遺留分侵害額請求を「遺留分を侵害している相続人や受遺者(いわゆる多く遺産をもらっている人)」に対して行う必要があります。
この遺留分侵害額請求の方法には、決まりはありません。
「遺留分侵害額請求=裁判での手続き」というわけではない、ということです。
遺留分を侵害している相続人や受遺者に「遺留分を侵害しています。〇〇の財産を戻して下さい。
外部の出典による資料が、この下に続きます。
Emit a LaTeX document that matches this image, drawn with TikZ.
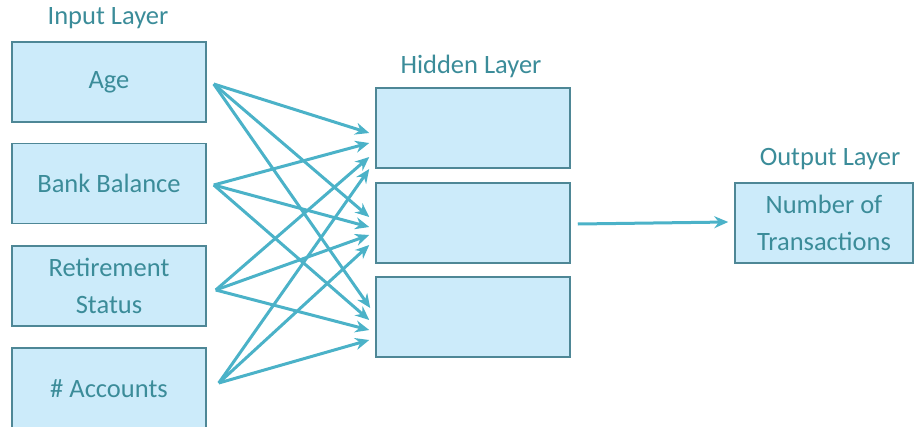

」といった内容を通告すれば、遺留分侵害額請求の効力が発生します。
通常は、内容証明などを使用するのが一般的です。
そして、話し合いでまとまれば、裁判などをする必要もありません。
ちなみに、遺留分侵害額請求をできる期間は、
- 相続開始の時から10年間
- 相続開始、及び遺留分が侵害されていることを知った日から1年以内
となります。
相続開始から10年経てば、いくら侵害されていようとも、遺留分侵害額請求をすることは出来ません。
また、侵害されていることを知った日から、1年以内に遺留分侵害額請求をする必要があります。
ちなみに、侵害されている相続人の債権者が、その相続人の代わりに遺留分侵害額請求権をすることは出来ません。
例えば、相続人Aは債権者Bに借金500万円ある。
Aが遺留分侵害額請求をすれば、500万円を取り戻すことができる。
それなのに、Aが遺留分侵害額請求をしない。
そのような場合でも、Aの債権者であるBが「代わりに遺留分侵害額請求を行う」といったことは出来ません。